The Peter Gabriel masterpiece that divided critics and record labels


Peter Gabriel : Intruder


On May 30, 1980 Peter Gabriel released his third self-titled album. The NME's Nick Kent wrote of the album known as Melt by fans, "I don't expect to hear a better record all year". 

“I think that the third album was quite important for me in terms of really having a defining sound and the band coming through,"Gabriel says on his website. " It was the first record where I was clearly doing something different from what other people were doing."

Among the contributors: Peter Weller, Kate Bush, David Rhodes and drummers Jerry Marotta and Phil Collins who were prohibited from using cymbals. Listen to the huge reverb sound of the opening track "Intruder" that Collins and engineer Hugh Padgham worked out.


"I was certain it was a landmark drum sound," Gabriel told Mojo. "Now I get annoyed when people say I have copied Phil's sound."
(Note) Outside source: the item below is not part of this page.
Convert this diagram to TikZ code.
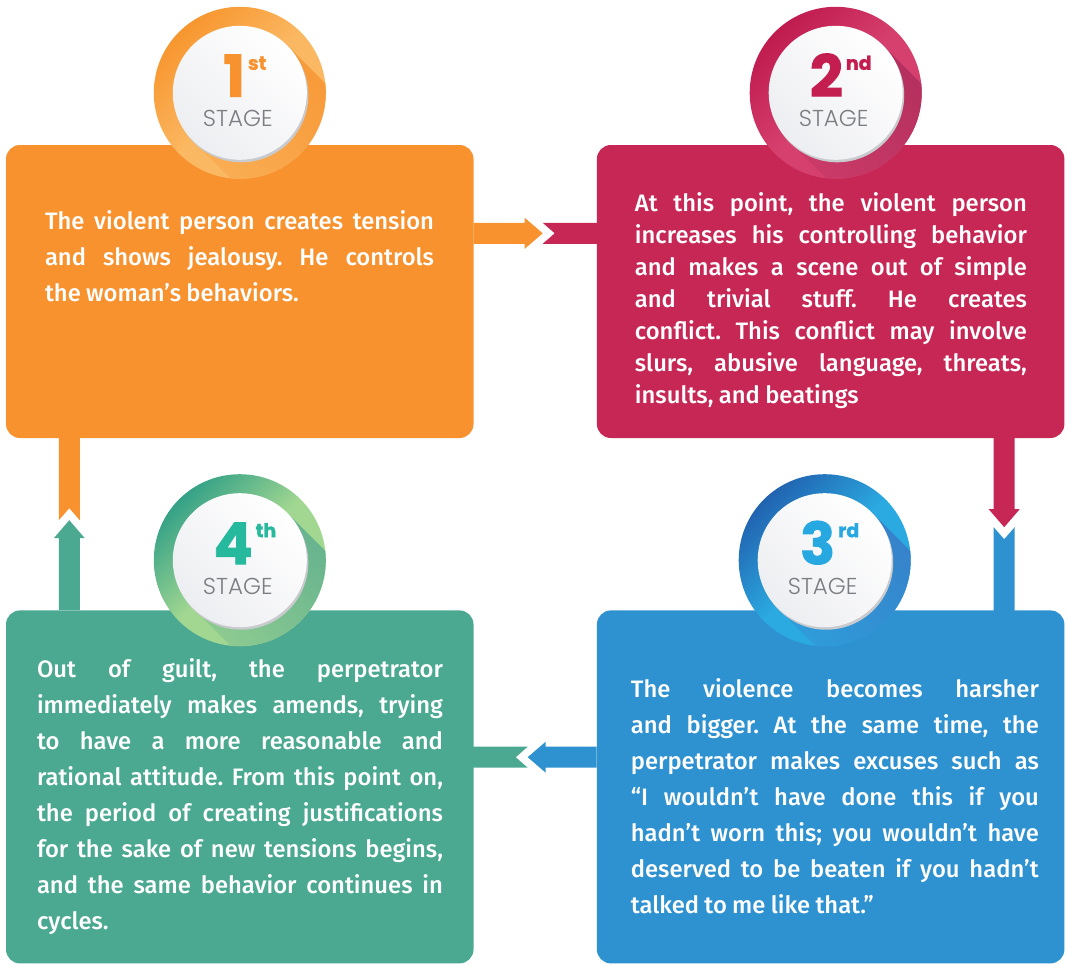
\documentclass[tikz,border=0pt]{standalone}
\usepackage{fontspec}
\setmainfont{Fira Sans Medium}[WordSpace={0.9,1,1.3}]
\newfontfamily\numfont{Poppins}[BoldFeatures={FakeBold=1.5}]
\newfontfamily\labelfont{Poppins Light}
\usepackage{xcolor}
\usepackage{tikz}
\usetikzlibrary{positioning, calc}
\definecolor{BoxOrange}{HTML}{F7922F}
\definecolor{BoxCrimson}{HTML}{C62755}
\definecolor{BoxBlue}{HTML}{2E91D0}
\definecolor{BoxTeal}{HTML}{4BA992}
\definecolor{StageGrey}{HTML}{7C7D82}
\definecolor{RimGrey}{HTML}{C9CACE}
\definecolor{FaceGrey}{HTML}{EDEEF1}
% ring shades: dark, light, shadow
\definecolor{OrangeDark}{HTML}{F7962F}
\definecolor{OrangeLight}{HTML}{FBB862}
\definecolor{OrangeShadow}{HTML}{F68F2A}
\definecolor{CrimsonDark}{HTML}{BF1B4F}
\definecolor{CrimsonLight}{HTML}{D6406E}
\definecolor{CrimsonShadow}{HTML}{A82A58}
\definecolor{BlueDark}{HTML}{2163B0}
\definecolor{BlueLight}{HTML}{2BAAE1}
\definecolor{BlueShadow}{HTML}{3B74C2}
\definecolor{TealDark}{HTML}{34A187}
\definecolor{TealLight}{HTML}{A2D791}
\definecolor{TealShadow}{HTML}{52A78E}
\definecolor{NumOrange}{HTML}{F7922F}
\definecolor{NumCrimson}{HTML}{C41E51}
\definecolor{NumBlue}{HTML}{27A8E0}
\definecolor{NumTeal}{HTML}{27B99E}

% paragraph settings for the box texts
\newcommand\bodysetup{\frenchspacing\hyphenpenalty 10000 \tolerance 10000 }

% badge: #1 centre, #2 ring dark, #3 ring light, #4 shadow, #5 number colour, #6 number, #7 suffix, #8 name
\newcommand\stagebadge[8]{%
  \begin{scope}[shift={#1}]
    \shade[top color=#2, bottom color=#3, middle color=#3, shading angle=45] (0,0) circle (86);
    \begin{scope}
      \clip (0,0) circle (86);
      \shade[top color=#3, bottom color=#4, shading angle=135] (-47.4,47.4) -- (47.4,-47.4) -- (247.4,152.6) -- (152.6,247.4) -- cycle;
    \end{scope}
    \fill[RimGrey] (1.5,2.5) circle (67);
    \shade[top color=white, bottom color=FaceGrey, shading angle=-45] (0,0) circle (67);
    \node[stagenum, text=#5] (#8) at (5,4) {#6\hspace{3pt}\raisebox{27pt}{\fontsize{19}{19}\selectfont #7}};
    \node[stagelabel] (#8-label) at (-2,34) {STAGE};
  \end{scope}}

% joint: #1 start, #2 direction, #3 tip distance, #4 gap, #5 arrow colour, #6 stem colour
\newcommand\stagejoint[6]{%
  \begin{scope}[shift={#1}, rotate=#2]
    \fill[#5] (0,-10.5) -- (#3-18,-10.5) -- (#3-18,-15.5) -- (#3,0) -- (#3-18,15.5) -- (#3-18,10.5) -- (0,10.5) -- cycle;
    \fill[#6] (#3,-10.5) -- (#3+12,0) -- (#3,10.5) -- (#4+1,10.5) -- (#4+1,-10.5) -- cycle;
  \end{scope}}

\begin{document}
\begin{tikzpicture}[x=1pt, y=-1pt, node distance=123pt]
    \tikzstyle{stagebox} = [rectangle, rounded corners=14pt, inner sep=0pt, minimum width=467.5pt]
    \tikzstyle{bodytext} = [text=white, align=justify, inner sep=0pt, anchor=base west, font={\fontsize{23.8}{36}\selectfont\bodysetup}]
    \tikzstyle{stagenum} = [inner sep=0pt, anchor=base, text depth=0pt, font=\numfont\bfseries\fontsize{58}{58}\selectfont]
    \tikzstyle{stagelabel} = [inner sep=0pt, anchor=base, text=StageGrey, font=\labelfont\fontsize{23}{23}\selectfont]

    \useasboundingbox (0,0) rectangle (1068,964);

    \node [stagebox, fill=BoxOrange, minimum height=293pt] (box1) at (239.75,291.5) {};
    \node [stagebox, fill=BoxCrimson, minimum height=293pt, right=of box1] (box2) {};
    \node [stagebox, fill=BoxTeal, minimum height=353pt, below=172pt of box1] (box4) {};
    \node [stagebox, fill=BoxBlue, minimum height=353pt, right=of box4] (box3) {};

    \stagejoint{($(box1.north east)+(0,88.5)$)}{0}{69}{123}{BoxOrange}{BoxCrimson}
    \stagejoint{($(box2.south west)+(407.5,0)$)}{-90}{89}{172}{BoxCrimson}{BoxBlue}
    \stagejoint{($(box3.north west)+(0,147)$)}{180}{69}{123}{BoxBlue}{BoxTeal}
    \stagejoint{($(box4.north west)+(63.5,0)$)}{90}{90}{172}{BoxTeal}{BoxOrange}

    \stagebadge{($(box1.north west)+(234,-52)$)}{OrangeDark}{OrangeLight}{OrangeShadow}{NumOrange}{1}{st}{num1}
    \stagebadge{($(box2.north west)+(239,-52)$)}{CrimsonDark}{CrimsonLight}{CrimsonShadow}{NumCrimson}{2}{nd}{num2}
    \stagebadge{($(box3.north west)+(228,-50)$)}{BlueDark}{BlueLight}{BlueShadow}{NumBlue}{3}{rd}{num3}
    \stagebadge{($(box4.north west)+(234,-50)$)}{TealDark}{TealLight}{TealShadow}{NumTeal}{4}{th}{num4}

    \node [bodytext, text width=389pt] (text1) at ($(box1.north west)+(39,85)$) {The violent person creates tension\linebreak and shows jealousy. He controls\linebreak the woman’s behaviors.};
    \node [bodytext, text width=392pt, font={\fontsize{23.8}{32}\selectfont\bodysetup}] (text2) at ($(box2.north west)+(38,67)$) {At this point, the violent person\linebreak increases his controlling behavior\linebreak and makes a scene out of simple\linebreak and trivial stuff. He creates\linebreak conflict. This conflict may involve\linebreak slurs, abusive language, threats,\linebreak insults, and beatings};
    \node [bodytext, text width=408pt] (text3) at ($(box3.north west)+(34,87)$) {The violence becomes harsher\linebreak and bigger. At the same time, the\linebreak perpetrator makes excuses such as\linebreak “I wouldn’t have done this if you\linebreak hadn’t worn this; you wouldn’t have\linebreak deserved to be beaten if you hadn’t\linebreak talked to me like that.”};
    \node [bodytext, text width=406pt] (text4) at ($(box4.north west)+(31,67)$) {Out of guilt, the perpetrator\linebreak immediately makes amends, trying\linebreak to have a more reasonable and\linebreak rational attitude. From this point on,\linebreak the period of creating justifications\linebreak for the sake of new tensions begins,\linebreak and the same behavior continues in\linebreak cycles.};
\end{tikzpicture}
\end{document}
He explains further on his website:

It was a very big and aggressive sound. So I then thought I’d build a track around it, which was the track Intruder. Phil Collins who I got in for that, then went on to take Hugh and work on his own record using a lot of those sounds, but there was a real sense of discovery when that first arrived.


The album wasn't released in America until months later on a new label Mercury Records. Gabriel tells writer Mark Blake Atlantic Records didn't believe the album was commercial.

"Ahmet Ertegun said, 'What do people in America care about this guy in South Africa?' and 'Has Peter been in a mental hospital?' because there was this very weird track called 'Lead a Normal Life'. They thought I'd had a breakdown and recorded a piece of crap ... I thought I'd really found myself on that record, and then someone just squashes it. I went through some primordial rejection issues. 


Robert Christgau gave the album a grade of B-, writing 

Either he doesn't know his own strengths or he underestimates his audience--or both.

And although he gave the album a 4 star review, Rolling Stone's Dave Marsh dismissed both "Games Without Frontiers" and "Biko"

His tribute to poet and black nationalist Steven Biko, who was apparently murdered by South African police, is a muddle. The melody and dynamics of “Biko” are irresistible, yet what Gabriel has to say is mainly sentimental.

UK critics were bigger fans. Ian Birch of Melody Maker called Melt " an album that will grow and resonate with every spin."

This review is from Smash Hits:


Here's Peter Gabriel on the anti-apartheid anthem ‘Biko’, which Gabriel hoped would have been a hit.

"Biko"became a very important song for me. I’d not written an overtly political song before and was wondering if it would be accepted… I had various doubts and Tom Robinson, who I’d got to know at the time, who was championing various causes, but the gay cause is what he was most identified with at the time, was really telling me that I should just steam ahead and do it anyway and put it out and that it didn’t matter really what people thought of my motives; if it got attention and money in the right direction. That, I think, put my mind at rest and later on I think it lead me towards some of the human rights stuff, which I’m still very much involved with today. So it was as much a thing that helped shape me as the other way round.